Carol Altmann – The Terrier
The sexy Wannon Water sequel: Meet Dr Sam, the West Highland Water Scientist.
Dr Sam is here to help us have a say on the Warrnambool sewage treatment plant $40m upgrade which is actually not sexy, but boy, it’s important.
What happens next at that plant sets up what will happen off Thunder Point for the next 20 years.
It’s a big ask for us humble citizens to get our heads around the full proposal.
How can we possibly know whether it’s the best we can do for our beautiful ocean?
But we have until 1 July to express an opinion, no matter how humble.
In digesting this WW plan, Dr Sam and I have been able to take a bit of a short cut – and you can too.
I have been able to tap into scientific and environmental experts who are helping the Clean Ocean Foundation with its response.
They have shared some of their thoughts with me, to pass on to you.
This means that if you want to make a comment, you don’t have to feel overwhelmed and have some handy starting points.
What follows is a top 10 list of some of the very detailed concerns being compiled by the COF. At the end is a link to an extended mix of these tips.
We are giving the simple version here, but the message is clear: we need to invest in new ways of doing things, not just do more of the same for the next 20 years.
This is our chance to stand up for the sea.
Here is your Terrier 10-point cheat sheet:
1. Where does the sewage go if the treatment plant fails, or partially fails?
2. Risks to human health from exposure to the effluent both inside and outside the mixing zone via fishing, diving, snorkelling and rock pooling.
3. The phosphorus concentrations – largely from Warrnambool Cheese and Butter – are about 10 times higher than for a similar plant.
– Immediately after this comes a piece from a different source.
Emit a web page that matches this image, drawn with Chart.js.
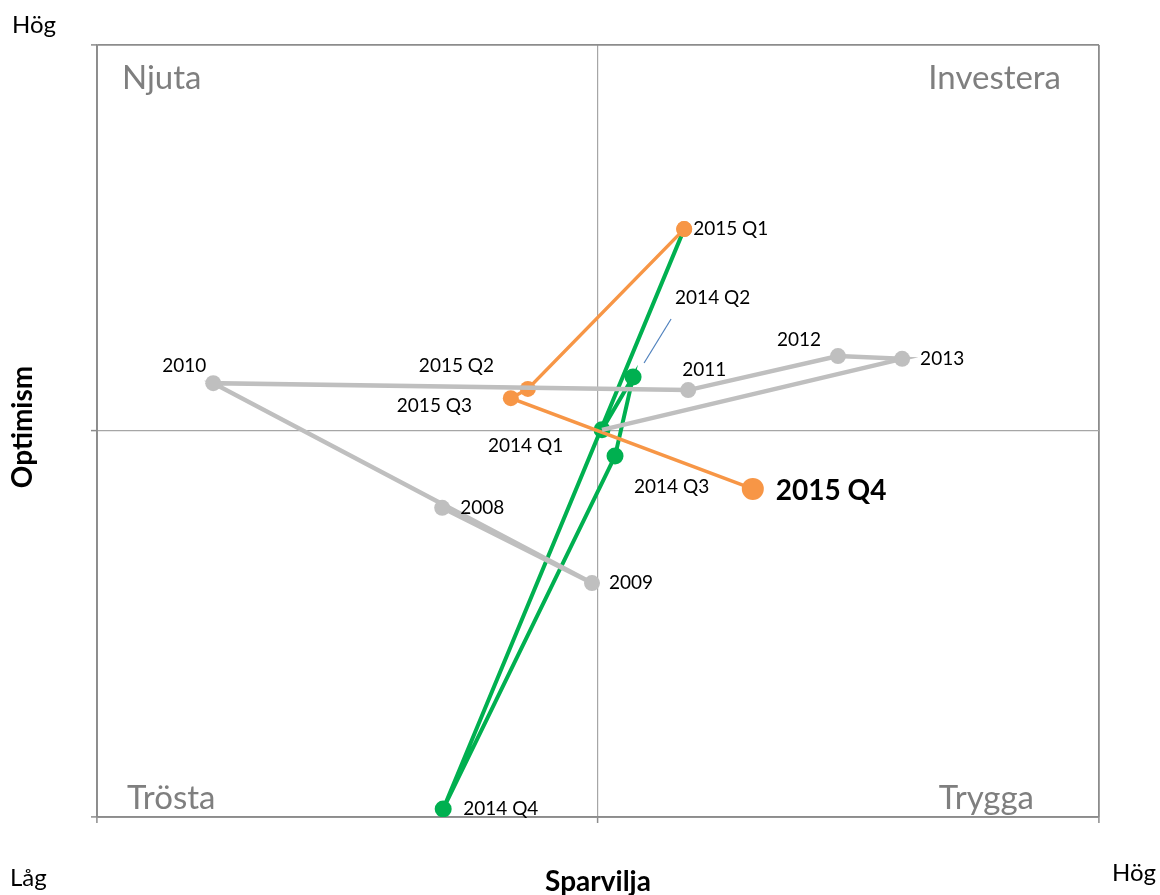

This can lead to algal blooms.
4. Micro-plastics will still be able to make it through the screening process and into the sea.
5. There is no plan for effluent disinfection. Physical, or chemical disinfection will provide a much safer marine environment.
6. The amount of effluent discharged each day will grow from 16 megalitres to 26 mgl a day, which means more pollutants will also be discharged.
7. The upgrade doesn’t take into account ‘new’ pollutants and how these will be handled, such as micro plastics, organo-chlorines and pesticides.
8. There is no deep exploration of ways to reuse/recycle the wastewater or reduce the energy consumption of the upgraded plant.
9. There must be an upgrade of technology, not just an expansion of the existing systems.
10. Industries that create the vast majority of the waste should be paying more toward the plant upgrade to make it best practice and future proof.